One example of this is the recent completion of Fortum’s 500 MW deal with Credit Suisse Energy Infrastructure Partners, which was successfully closed with Augusta’s support on May 18th. The deal covered a portfolio of three operational wind farms - the 32 MW Nygårdsfjellet, 50 MW Ånstadblåheia and 76 MW Solberg - and two under construction - 90MW Kalax and 154MW Sävar - across Norway, Finland and Sweden.

The deal involved multiple complexities on the debt including a senior project finance loan provided by Skandinaviska Enskilda Banken and National Australia Bank, along with a variety of offtake and subsidy structures, including a corporate PPA with offtaker Neste for some of the capacity. This illustrates that the market retains a capacity to handle sophisticated transactions with financing and PPA, despite the current market conditions.

Moreover, feedback from Augusta’s wider investor base indicates a number of key trends which suggest that, while the cost of project finance remains higher than before Covid-19, demand from investors in renewable energy is set to rapidly rebound, with current market volatility only affecting investment in the short-term.

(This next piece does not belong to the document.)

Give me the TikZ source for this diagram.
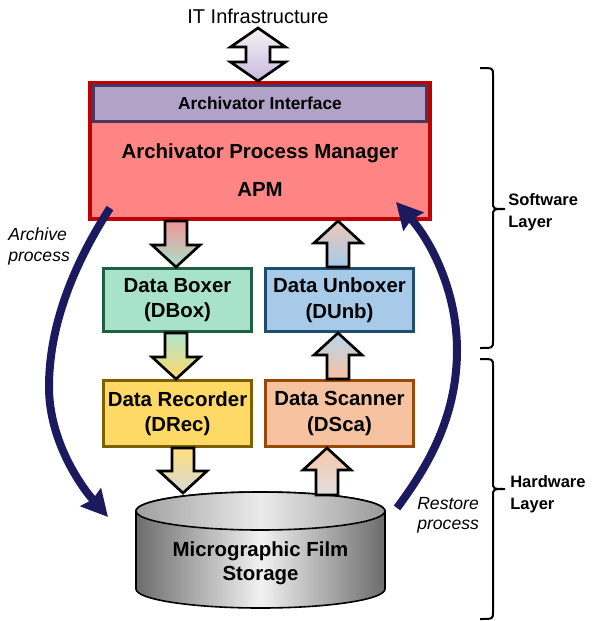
\documentclass[tikz,border=0pt]{standalone}
\usepackage{fontspec}
\setmainfont{Liberation Sans}
\usetikzlibrary{arrows.meta,calc}
\definecolor{navyarc}{RGB}{27,26,94}
\definecolor{apmfill}{RGB}{255,133,133}
\definecolor{apmline}{RGB}{192,0,0}
\definecolor{iffill}{RGB}{179,162,199}
\definecolor{ifline}{RGB}{72,56,96}
\definecolor{boxfill}{RGB}{168,226,203}
\definecolor{boxline}{RGB}{33,94,70}
\definecolor{unbfill}{RGB}{167,202,232}
\definecolor{unbline}{RGB}{31,77,110}
\definecolor{recfill}{RGB}{255,217,102}
\definecolor{recline}{RGB}{127,96,0}
\definecolor{scafill}{RGB}{246,194,160}
\definecolor{scaline}{RGB}{152,72,7}
\definecolor{lav}{RGB}{200,184,222}
\definecolor{pinkarr}{RGB}{240,150,150}
\definecolor{peacharr}{RGB}{236,200,185}
\definecolor{lgray}{RGB}{215,215,215}
\definecolor{cyldark}{RGB}{108,108,108}
\definecolor{cyllight}{RGB}{242,242,242}
\newcommand\blkarrow[5]{%
  \shade[blk, top color=#4, bottom color=#5]
    ($(#1)+(-11,0)$) -- ($(#2)+(-11,#3)$) -- ($(#2)+(-24,#3)$) -- (#2)
    -- ($(#2)+(24,#3)$) -- ($(#2)+(11,#3)$) -- ($(#1)+(11,0)$) -- cycle;}
\begin{document}
\begin{tikzpicture}[x=0.75pt,y=-0.75pt,
  blk/.style={draw=black, line width=2pt, line join=miter},
  box/.style={draw, line width=2.25pt, inner sep=0pt, align=center,
    font=\fontsize{15.3}{19.1}\selectfont\bfseries,
    minimum width=111pt},
  procarc/.style={draw=navyarc, line width=6pt,
    -{Stealth[length=19.5pt, width=20pt, inset=2pt]}},
  bracepath/.style={draw=black, line width=1.5pt},
  layertext/.style={anchor=west, align=left, inner sep=0pt,
    font=\fontsize{12.4}{16}\selectfont\bfseries},
  proctext/.style={anchor=west, align=left, inner sep=0pt,
    font=\fontsize{13.2}{15.5}\selectfont\itshape}]
\useasboundingbox (0,0) rectangle (593,621);

% top label and double arrow
\node[anchor=base, inner sep=0pt, font=\fontsize{15}{18}\selectfont] (it) at (258,23) {IT Infrastructure};

% main boxes
\node[draw=apmline, fill=apmfill, line width=3pt, inner sep=0pt,
      minimum width=255pt, minimum height=102pt] (apm) at (260,151) {};
\node[draw=ifline, fill=iffill, line width=2.25pt, inner sep=0pt,
      minimum width=249.75pt, minimum height=27pt,
      font=\fontsize{13}{15}\selectfont\bfseries] (iface) at (260,103.5) {Archivator Interface};
\node[align=center, inner sep=0pt, font=\fontsize{15.3}{28.9}\selectfont\bfseries]
      (apmtext) at (260,170.3) {Archivator Process Manager\\APM};

\node[box, draw=boxline, fill=boxfill, minimum height=47.25pt] (boxer) at (177.5,300) {Data Boxer\\(DBox)};
\node[box, draw=unbline, fill=unbfill, minimum height=47.25pt] (unboxer) at (339.5,300) {Data Unboxer\\(DUnb)};
\node[box, draw=recline, fill=recfill, minimum height=49.5pt] (recorder) at (177.5,413.5) {Data Recorder\\(DRec)};
\node[box, draw=scaline, fill=scafill, minimum height=49.5pt] (scanner) at (339.5,413.5) {Data Scanner\\(DSca)};

% cylinder
\shade[left color=cyldark, right color=cyldark, middle color=cyllight, draw=black, line width=1.2pt]
  (136,511) -- (136,589) arc[start angle=180, end angle=0, x radius=124.5, y radius=19]
  -- (385,511) arc[start angle=0, end angle=-180, x radius=124.5, y radius=19] -- cycle;
\shade[left color=gray!75, right color=gray!80, middle color=white!92!black, draw=black, line width=1.2pt]
  (260.5,511) ellipse[x radius=124.5, y radius=19];
\node[align=center, inner sep=0pt, font=\fontsize{15.3}{18}\selectfont\bfseries]
  (store) at (260.5,563.2) {Micrographic Film\\Storage};

% connector coordinates
\coordinate (dtop) at (258,28);
\coordinate (dbot) at (258,0 |- apm.north);
\coordinate (a1s) at (176,0 |- apm.south);
\coordinate (a1t) at (176,0 |- boxer.north);
\coordinate (a2s) at (176,0 |- boxer.south);
\coordinate (a2t) at (176,0 |- recorder.north);
\coordinate (a3s) at (183,0 |- recorder.south);
\coordinate (a3t) at (183,493);
\coordinate (b1s) at (338,0 |- unboxer.north);
\coordinate (b1t) at (338,0 |- apm.south);
\coordinate (b2s) at (338,0 |- scanner.north);
\coordinate (b2t) at (338,0 |- unboxer.south);
\coordinate (b3s) at (327,495);
\coordinate (b3t) at (327,0 |- scanner.south);

% double arrow
\shade[blk, top color=white!96!black, bottom color=lav]
  (dtop) -- ($(dtop)+(27.5,19)$) -- ($(dtop)+(12,19)$) -- ($(dbot)+(12,-19)$)
  -- ($(dbot)+(27.5,-19)$) -- (dbot) -- ($(dbot)+(-27.5,-19)$) -- ($(dbot)+(-12,-19)$)
  -- ($(dtop)+(-12,19)$) -- ($(dtop)+(-27.5,19)$) -- cycle;

% block arrows
\blkarrow{a1s}{a1t}{-22}{pinkarr}{boxfill}
\blkarrow{a2s}{a2t}{-22}{boxfill!90!white}{recfill}
\blkarrow{a3s}{a3t}{-22}{recfill!85!white}{lgray}
\blkarrow{b1s}{b1t}{22}{peacharr}{unbfill}
\blkarrow{b2s}{b2t}{22}{unbfill!80!white}{scafill}
\blkarrow{b3s}{b3t}{22}{scafill!90!white}{lgray!80!white}

% process arcs
\coordinate (archS) at (110,208);
\coordinate (archM) at (49,387);
\coordinate (archE) at (108,517);
\coordinate (restS) at (397,508);
\coordinate (restM) at (457,350);
\coordinate (restE) at (396,202);
\draw[procarc] (archS) .. controls (70,270) and (49,330) .. (archM)
  .. controls (49,440) and (80,485) .. (archE);
\draw[procarc] (restS) .. controls (425,470) and (457,420) .. (restM)
  .. controls (457,290) and (430,240) .. (restE);

\node[proctext] (archtxt) at (8,246.5) {Archive\\process};
\node[proctext] (resttxt) at (417,515.4) {Restore\\process};

% braces
\draw[bracepath] (480,68) .. controls (493,68) .. (493,75) -- (493,202)
  .. controls (493,209) .. (505,209) .. controls (493,209) .. (493,216)
  -- (493,341) .. controls (493,348) .. (480,348);
\draw[bracepath] (480,359) .. controls (493,359) .. (493,366) -- (493,482)
  .. controls (493,489) .. (505,489) .. controls (493,489) .. (493,496)
  -- (493,612) .. controls (493,619) .. (480,619);
\node[layertext] (swl) at (508,212.3) {Software\\Layer};
\node[layertext] (hwl) at (510,494.2) {Hardware\\Layer};
\end{tikzpicture}
\end{document}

All European markets recovered quite quickly from the lock-down electricity demand shock where major European markets were showing a 20 percent reduction in demand.

Electricity futures in all European markets are showing improved forward curve prices showing that market participants are concluding forward contracts at those prices.

The oil price is slowly recovering and while still a long way from what it was before is no longer so disastrously low as to make renewables investments in countries whose wholesale power prices have a dependency on oil impossible to do.

The private infrastructure fund market is well capitalised and keen to invest, anticipating future value opportunities in renewables.

Many GPs have dry powder to invest and renewables are attracting many that were looking at traditional infrastructure investments in transportation and mid-stream oil and gas before Covid-19.

Many investors cite the stable yield of electricity producing assets as a safe haven in these uncertain times when transportation and other sectors are suffering debt defaults and repossessions and oil and gas is impacted by the oil price shock. 

Investors are seeing new financings closing albeit with more expensive debt terms.

Funding costs are currently elevated due to funding uncertainty but Augusta sees most projects being able to incorporate the additional debt cost burden because there are mitigating factors that lessen its impact.

Leverage ratios are generally slightly down with less debt being available but there is no effect on tenors, yet.

Liquidity is fundamentally strong but is being supported by central bank policy and so Augusta does not expect this to last long. It does make it important to negotiate refinancing options in the near term, when financing costs reduce.

High leverage in the corporate sector is generally perceived to be a risk but the banks remain well capitalised and strong compared to the financial crisis of 2008.

“The renewable energy industry is continuing to prove its resilience to major disruption with financial transactions and project development continuing to move ahead despite the demand shocks we have seen” said Mortimer Menzel, Partner at Augusta & Co. “We have not seen a reduction in investor interest for green electricity producing assets. Investor confidence in the market’s recovery remains high and we expect to see an acceleration in the number of deals during the summer, barring, of course, any setbacks in the recovery from the pandemic. Additionally, we see emerging trends being accelerated by the pandemic: for example a move towards financing without bank debt as investors realise that the stable, but lower returns, in this area mean that this form of financing does not add very much return, especially now when it is ~1 percent more expensive. Also, investors are moving more rapidly now to full merchant deals with a more nuanced and sophisticated approach to hedging in its various forms. We expect to see more full equity and more full merchant deals in future.”